In order to achieve higher targets than before, a firm may enter into new
markets, introduce new product lines, serve additional market segments and so
on. This strategy involves greater effort and risk as compared to stability
strategy.
Growth Strategy
It is also called as expansion strategy, when a firm aims at substantial growth
strategy. A growth strategy is one that an enterprise pursues when it increases its
level of objectives upward in significant increment, much higher than an
exploration of its past achievement level. The most frequest increase indicating a
growth strategy is to raise the market share and/ or sales. In order to achieve
higher targets than before, a firm may enter into new markets, introduce new
product lines, serve additional market segments and so on. This strategy
involves greater effort and risk as compared to stability strategy.
Functional Strategy
It relates to the functional areas such as production, marketing, finance,
personnel, etc. The functional strategy aims at achieving functional objectives
which in turn would help to achieve business unit and overall organizational
objectives.
7-S Framework
Mission
All management experts unanimously agree that clarifying the mission and
defining the business is the starting point of business planning. Many
organizations define the basic reason for their existence in terms of a mission
statement. An organization’s mission includes both a statement of
organizational philosophy and purpose. The mission can be seen as a link
between performing some social function and attaining objectives of the
organization.
A well-conceived mission statement defines the fundamental, unique purpose
which sets a company apart from the other firms of its type and identifies the
scope of the firm’s operation in terms of the product/ services offered and the
markets served. It may also include the firm’s philosophy about how it does
the business and treats the employees. It puts into words not only what the
company is now, but also what it wants to become- management’s strategic
vision of the firm’s future.
Vision
Vision is a descriptive image of what the company wants to be or want to be
known for. Vision reminds us of what the goals are, without vision
performance of the business are likely to be affected. A vision is a statement
for where the organization is heading over the next five to ten years. It is the
statement that indicates mission to be accomplished by the management in
distant future. Warren Bennis and Burt Nanus described the role of vision as
follows:
“To choose a direction, a leader must first have developed a mental image of a
possible and desirable future state of organization, which we call a vision.
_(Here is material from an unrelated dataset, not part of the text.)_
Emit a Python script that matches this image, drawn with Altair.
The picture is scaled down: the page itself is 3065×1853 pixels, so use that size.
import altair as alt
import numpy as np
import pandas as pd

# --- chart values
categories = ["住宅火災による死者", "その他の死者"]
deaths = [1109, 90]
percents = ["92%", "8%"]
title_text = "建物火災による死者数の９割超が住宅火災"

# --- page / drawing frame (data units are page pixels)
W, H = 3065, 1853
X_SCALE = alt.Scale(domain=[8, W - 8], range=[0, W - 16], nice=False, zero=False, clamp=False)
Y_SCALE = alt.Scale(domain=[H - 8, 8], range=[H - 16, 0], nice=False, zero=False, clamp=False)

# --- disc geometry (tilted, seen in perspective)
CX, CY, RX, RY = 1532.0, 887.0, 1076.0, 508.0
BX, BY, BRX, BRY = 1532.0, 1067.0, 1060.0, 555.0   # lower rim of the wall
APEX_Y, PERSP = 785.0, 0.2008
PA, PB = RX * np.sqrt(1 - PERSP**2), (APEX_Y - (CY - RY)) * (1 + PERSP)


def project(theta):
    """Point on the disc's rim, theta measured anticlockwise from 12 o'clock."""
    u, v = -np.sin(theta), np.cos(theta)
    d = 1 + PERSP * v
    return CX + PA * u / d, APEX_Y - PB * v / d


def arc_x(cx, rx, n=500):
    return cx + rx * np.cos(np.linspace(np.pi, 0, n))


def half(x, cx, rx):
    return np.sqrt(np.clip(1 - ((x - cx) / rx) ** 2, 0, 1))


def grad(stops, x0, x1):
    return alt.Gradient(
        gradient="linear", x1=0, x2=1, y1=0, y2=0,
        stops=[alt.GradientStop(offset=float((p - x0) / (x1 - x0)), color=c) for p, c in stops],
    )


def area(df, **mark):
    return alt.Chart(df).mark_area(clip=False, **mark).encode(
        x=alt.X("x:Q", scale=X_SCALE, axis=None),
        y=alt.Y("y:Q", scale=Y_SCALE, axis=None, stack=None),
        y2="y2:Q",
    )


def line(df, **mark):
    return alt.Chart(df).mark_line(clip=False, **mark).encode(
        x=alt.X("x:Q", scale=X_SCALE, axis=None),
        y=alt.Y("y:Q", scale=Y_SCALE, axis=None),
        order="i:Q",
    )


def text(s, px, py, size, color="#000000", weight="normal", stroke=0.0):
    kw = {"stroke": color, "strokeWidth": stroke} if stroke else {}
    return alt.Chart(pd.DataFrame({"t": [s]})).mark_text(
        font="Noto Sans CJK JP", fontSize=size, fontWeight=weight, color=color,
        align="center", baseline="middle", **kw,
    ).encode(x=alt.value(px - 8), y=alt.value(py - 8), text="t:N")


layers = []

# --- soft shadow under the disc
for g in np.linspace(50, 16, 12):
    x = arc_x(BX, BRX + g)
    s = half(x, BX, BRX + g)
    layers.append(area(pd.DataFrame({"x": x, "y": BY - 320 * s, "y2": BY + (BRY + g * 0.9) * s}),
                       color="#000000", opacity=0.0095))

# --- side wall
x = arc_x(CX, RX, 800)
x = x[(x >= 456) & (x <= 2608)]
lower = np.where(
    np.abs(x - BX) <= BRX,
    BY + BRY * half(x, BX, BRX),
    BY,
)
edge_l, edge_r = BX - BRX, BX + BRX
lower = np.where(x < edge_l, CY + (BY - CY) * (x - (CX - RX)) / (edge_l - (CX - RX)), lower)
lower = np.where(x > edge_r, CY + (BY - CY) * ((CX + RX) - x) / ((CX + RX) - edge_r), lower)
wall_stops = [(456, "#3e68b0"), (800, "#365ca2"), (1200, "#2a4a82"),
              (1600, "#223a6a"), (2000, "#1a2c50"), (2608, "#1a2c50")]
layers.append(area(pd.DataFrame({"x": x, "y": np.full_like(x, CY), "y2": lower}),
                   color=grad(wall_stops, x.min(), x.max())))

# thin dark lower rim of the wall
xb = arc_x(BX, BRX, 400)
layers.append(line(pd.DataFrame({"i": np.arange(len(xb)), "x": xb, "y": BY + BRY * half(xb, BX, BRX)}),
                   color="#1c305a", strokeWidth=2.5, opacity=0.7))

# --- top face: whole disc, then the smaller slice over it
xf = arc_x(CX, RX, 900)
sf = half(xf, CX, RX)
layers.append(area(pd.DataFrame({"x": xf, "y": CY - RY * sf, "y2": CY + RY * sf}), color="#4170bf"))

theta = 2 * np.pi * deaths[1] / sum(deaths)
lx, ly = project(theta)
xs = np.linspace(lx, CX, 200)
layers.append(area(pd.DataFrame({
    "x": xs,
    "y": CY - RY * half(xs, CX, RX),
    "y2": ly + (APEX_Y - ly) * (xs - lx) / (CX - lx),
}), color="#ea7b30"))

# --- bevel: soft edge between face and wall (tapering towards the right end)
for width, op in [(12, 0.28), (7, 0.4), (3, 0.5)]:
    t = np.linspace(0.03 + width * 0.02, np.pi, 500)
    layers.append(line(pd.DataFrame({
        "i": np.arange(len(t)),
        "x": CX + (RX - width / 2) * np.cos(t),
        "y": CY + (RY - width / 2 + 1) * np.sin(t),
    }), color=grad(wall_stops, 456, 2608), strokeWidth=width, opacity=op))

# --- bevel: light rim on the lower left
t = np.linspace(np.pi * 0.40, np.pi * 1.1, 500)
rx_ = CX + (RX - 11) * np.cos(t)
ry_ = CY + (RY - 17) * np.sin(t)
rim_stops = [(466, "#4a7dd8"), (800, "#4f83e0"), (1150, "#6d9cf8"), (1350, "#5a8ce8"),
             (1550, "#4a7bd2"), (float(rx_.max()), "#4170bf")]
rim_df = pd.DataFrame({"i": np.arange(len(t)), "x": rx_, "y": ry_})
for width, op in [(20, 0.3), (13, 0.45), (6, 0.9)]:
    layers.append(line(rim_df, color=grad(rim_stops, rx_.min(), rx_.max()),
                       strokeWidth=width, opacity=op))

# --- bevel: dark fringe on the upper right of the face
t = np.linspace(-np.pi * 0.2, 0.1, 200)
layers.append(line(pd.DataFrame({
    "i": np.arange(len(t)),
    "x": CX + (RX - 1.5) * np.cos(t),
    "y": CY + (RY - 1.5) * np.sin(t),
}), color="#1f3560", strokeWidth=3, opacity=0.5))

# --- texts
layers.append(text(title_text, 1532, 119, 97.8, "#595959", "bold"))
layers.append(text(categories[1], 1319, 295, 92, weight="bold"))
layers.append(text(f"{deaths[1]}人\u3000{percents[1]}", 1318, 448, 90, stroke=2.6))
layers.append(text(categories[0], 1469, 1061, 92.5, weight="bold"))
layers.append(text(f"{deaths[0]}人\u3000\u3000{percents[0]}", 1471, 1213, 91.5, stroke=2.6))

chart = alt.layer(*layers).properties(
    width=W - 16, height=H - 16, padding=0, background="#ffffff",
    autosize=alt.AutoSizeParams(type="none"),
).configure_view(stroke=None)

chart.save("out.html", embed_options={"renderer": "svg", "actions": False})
Vision articulates a view of a realistic/ credible, attractive future for the
organization. With a vision, the leader provides an important bridge from the
present to the future of the organization.”
Business objectives and Goals
Business planning starts with setting of the objectives. Objectives are the
ends which the organization intends to achieve through its existence and
operations. Organizational objectives vary from organization to
organization.
The two terms ‘Organization & Goals’ are normally used interchangeably.
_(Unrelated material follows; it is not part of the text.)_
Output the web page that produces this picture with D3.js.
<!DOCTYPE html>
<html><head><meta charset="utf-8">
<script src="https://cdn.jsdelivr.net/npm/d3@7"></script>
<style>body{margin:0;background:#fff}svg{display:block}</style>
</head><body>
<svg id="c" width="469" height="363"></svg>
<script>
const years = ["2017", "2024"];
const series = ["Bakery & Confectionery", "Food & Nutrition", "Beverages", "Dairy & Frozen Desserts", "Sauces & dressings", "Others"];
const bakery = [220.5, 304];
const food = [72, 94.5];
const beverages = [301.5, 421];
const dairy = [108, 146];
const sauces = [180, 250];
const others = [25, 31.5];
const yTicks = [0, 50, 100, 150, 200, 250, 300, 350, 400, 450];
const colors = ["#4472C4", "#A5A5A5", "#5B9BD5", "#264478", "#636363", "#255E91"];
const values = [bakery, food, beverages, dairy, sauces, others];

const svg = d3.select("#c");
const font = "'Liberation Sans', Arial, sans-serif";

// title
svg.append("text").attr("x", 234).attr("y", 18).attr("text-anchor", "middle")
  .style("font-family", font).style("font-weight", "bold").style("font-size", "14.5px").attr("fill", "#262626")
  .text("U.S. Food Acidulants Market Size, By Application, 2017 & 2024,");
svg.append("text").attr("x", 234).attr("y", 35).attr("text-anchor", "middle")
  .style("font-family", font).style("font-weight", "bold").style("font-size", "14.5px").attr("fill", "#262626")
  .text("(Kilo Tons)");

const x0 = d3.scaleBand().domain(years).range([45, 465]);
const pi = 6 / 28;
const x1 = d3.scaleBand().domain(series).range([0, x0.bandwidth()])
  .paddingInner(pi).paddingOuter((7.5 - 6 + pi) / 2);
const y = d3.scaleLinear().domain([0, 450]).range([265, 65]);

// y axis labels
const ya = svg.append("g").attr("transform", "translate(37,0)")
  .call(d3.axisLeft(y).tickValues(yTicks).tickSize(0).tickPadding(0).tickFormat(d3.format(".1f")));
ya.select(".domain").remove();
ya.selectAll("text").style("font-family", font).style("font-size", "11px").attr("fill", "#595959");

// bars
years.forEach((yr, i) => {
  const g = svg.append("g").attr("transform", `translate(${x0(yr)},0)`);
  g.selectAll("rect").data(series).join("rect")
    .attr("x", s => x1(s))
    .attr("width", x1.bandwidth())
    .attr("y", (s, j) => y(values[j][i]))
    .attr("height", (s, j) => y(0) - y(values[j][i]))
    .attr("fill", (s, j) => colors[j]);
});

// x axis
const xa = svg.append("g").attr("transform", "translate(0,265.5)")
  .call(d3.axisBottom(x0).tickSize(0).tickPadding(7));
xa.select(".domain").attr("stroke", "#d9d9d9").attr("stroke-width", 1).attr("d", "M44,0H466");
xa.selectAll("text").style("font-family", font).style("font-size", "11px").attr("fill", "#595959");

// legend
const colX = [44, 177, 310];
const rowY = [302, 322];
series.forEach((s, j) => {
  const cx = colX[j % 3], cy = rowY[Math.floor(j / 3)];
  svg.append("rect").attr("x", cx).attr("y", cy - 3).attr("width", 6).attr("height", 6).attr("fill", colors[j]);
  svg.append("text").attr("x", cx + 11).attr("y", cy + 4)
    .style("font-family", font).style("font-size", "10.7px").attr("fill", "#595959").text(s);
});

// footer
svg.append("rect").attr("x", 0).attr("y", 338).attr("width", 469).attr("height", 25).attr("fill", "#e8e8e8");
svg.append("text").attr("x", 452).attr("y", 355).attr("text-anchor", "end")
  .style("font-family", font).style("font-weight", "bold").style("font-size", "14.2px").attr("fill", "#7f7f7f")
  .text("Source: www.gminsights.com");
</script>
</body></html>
However, some authors try to make a difference between the two terms. They
consider objectives as broad aims whereas goals are more specific in nature.
The objectives can be divided into sub-objectives call goals.
Objectives play an important role in the functioning of any organization.
Objectives provide the basis for strategic decision making. It provides the
basis for planning, organizing, co-ordinating, direction and control.
Therefore, there is a need to setup clear and well defined objectives.